Line plots are best used when you can clearly see that one variable varies greatly with another i.e they have a high covariance. Let's take a look at the figure below to illustrate. We can clearly see that there is a large amount of variation in the percentages over time for all majors. Plotting these with a scatter plot would be extremely cluttered and quite messy, making it hard to really understand and see what's going on. Line plots are perfect for this situation because they basically give us a quick summary of the covariance of the two variables (percentage and time). Again, we can also use grouping by color encoding.
Here's the code for the line plot. It's quite similar to the scatter above. with just some minor variations in variables.

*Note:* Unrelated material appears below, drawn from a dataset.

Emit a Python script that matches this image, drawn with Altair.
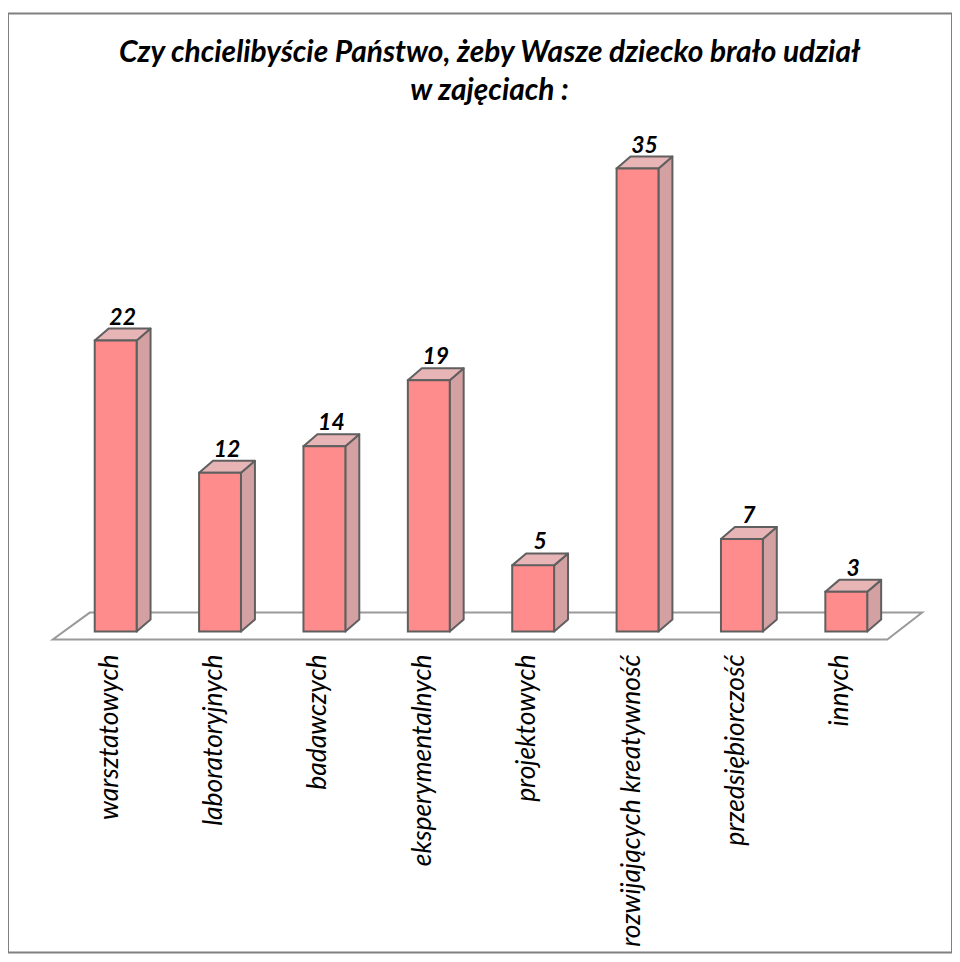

Histograms are useful for viewing (or really discovering)the distribution of data points. Check out the histogram below where we plot the frequency vs IQ histogram. We can clearly see the concentration towards the center and what the median is. We can also see that it follows a Gaussian distribution. Using the bars (rather than scatter points, for example) really gives us a clear visualization of the relative difference between the frequency of each bin. The use of bins (discretization) really helps us see the "bigger picture" whereas if we use all of the data points without discrete bins, there would probably be a lot of noise in the visualization, making it hard to see what is really going on.
The code for the histogram in Matplotlib is shown below. There are two parameters to take note of. Firstly, the n_bins parameters control how many discrete bins we want for our histogram. More bins will give us finer information but may also introduce noise and take us away from the bigger picture; on the other hand, fewer bins gives us a more "bird's eye view" and a bigger picture of what's going on without the finer details. Secondly, the cumulative parameter is a boolean which allows us to select whether our histogram is cumulative or not. This is basically selecting either the Probability Density Function (PDF) or the Cumulative Density Function (CDF).

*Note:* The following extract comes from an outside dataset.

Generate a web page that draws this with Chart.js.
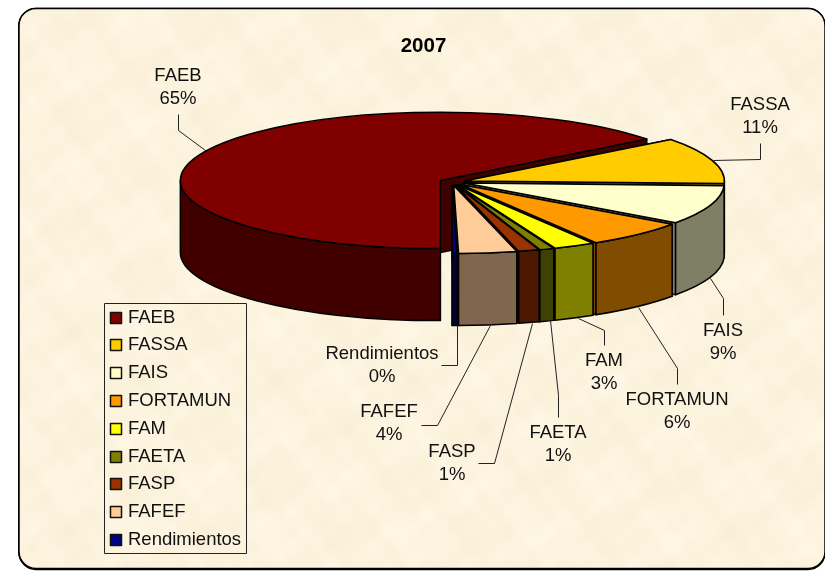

Imagine we want to compare the distribution of two variables in our data. One might think that you'd have to make two separate histograms and put them side-by-side to compare them. But, there's actually a better way: we can overlay the histograms with varying transparency. Check out the figure below. The Uniform distribution is set to have a transparency of 0.5 so that we can see what's behind it. This allows users to directly view the two distributions on the same figure.

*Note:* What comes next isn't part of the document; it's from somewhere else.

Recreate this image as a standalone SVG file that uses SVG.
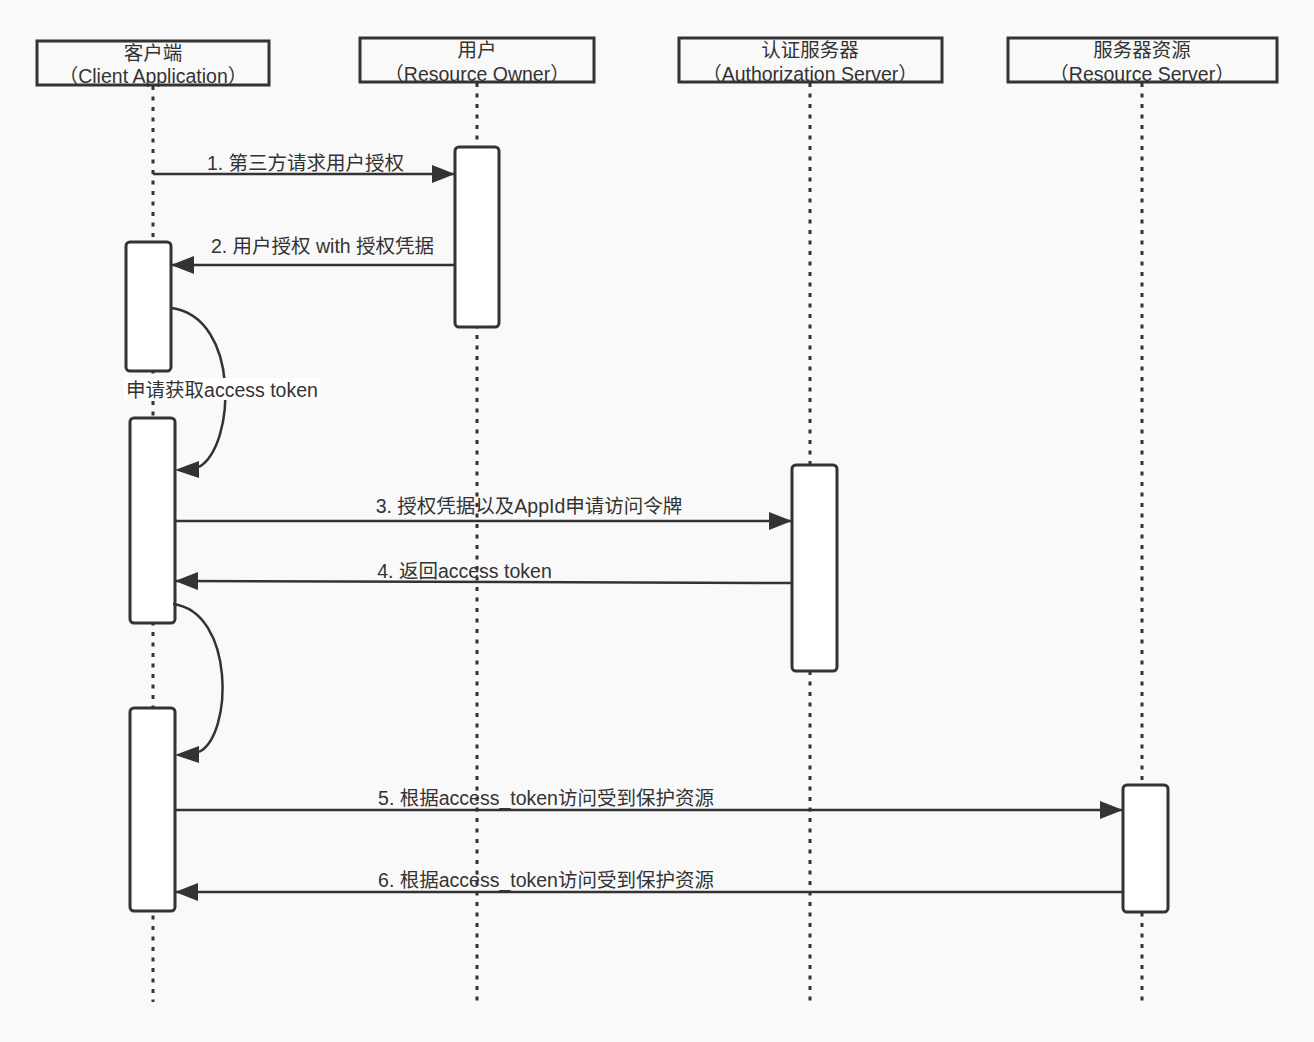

There are a few things to set up in the code for the overlaid histograms. First, we set the horizontal range to accommodate both variable distributions. According to this range and the desired number of bins we can actually computer the width of each bin. Finally, we plot the two histograms on the same plot, with one of them being slightly more transparent.
Bar plots are most effective when you are trying to visualize categorical data that has few (probably < 10) categories. If we have too many categories then the bars will be very cluttered in the figure and hard to understand. They're nice for categorical data because you can easily see the difference between the categories based on the size of the bar (i.e magnitude); categories are also easily divided and color coded too. There are 3 different types of bar plots we're going to look at: regular, grouped, and stacked. Check out the code below the figures as we go along.
The regular barplot is in the first figure below. In the barplot() function, x_data represents the tickers on the x-axis and y_data represents the bar height on the y-axis. The error bar is an extra line centered on each bar that can be drawn to show the standard deviation.
Grouped bar plots allow us to compare multiple categorical variables. Check out the second bar plot below. The first variable we are comparing is how the scores vary by group (groups G1, G2, ... etc). We are also comparing the genders themselves with the color codes. Taking a look at the code, the y_data_list variable is now actually a list of lists, where each sublist represents a different group. We then loop through each group, and for each group, we draw the bar for each tick on the x-axis; each group is also color coded.
Stacked bar plots are great for visualizing the categorical make-up of different variables. In the stacked bar plot figure below we are comparing the server load from day-to-day. With the color-coded stacks, we can easily see and understand which servers are worked the most on each day and how the loads compared to the other servers on all days. The code for this follows the same style as the grouped bar plot. We loop through each group, except this time we draw the new bars on top of the old ones rather than beside them.
We previously looked at histograms which were great for visualizing the distribution of variables. But what if we need more information than that? Perhaps we want a clearer view of the standard deviation? Perhaps the median is quite different from the mean and thus we have many outliers? What if there is so skew and many of the values are concentrated to one side?
That's where boxplots come in. Box plots give us all of the information above. The bottom and top of the solid-lined box are always the first and third quartiles (i.e 25% and 75% of the data), and the band inside the box is always the second quartile (the median). The whiskers (i.e the dashed lines with the bars on the end) extend from the box to show the range of the data.
Since the box plot is drawn for each group/variable it's quite easy to set up. The x_data is a list of the groups/variables. The Matplotlib function boxplot() makes a box plot for each column of the y_data or each vector in sequence y_data; thus each value in x_data corresponds to a column/vector in y_data. All we have to set then are the aesthetics of the plot.
There are your 5 quick and easy data visualizations using Matplotlib. Abstracting things into functions always makes your code easier to read and use! I hope you enjoyed this post and learned something new and useful.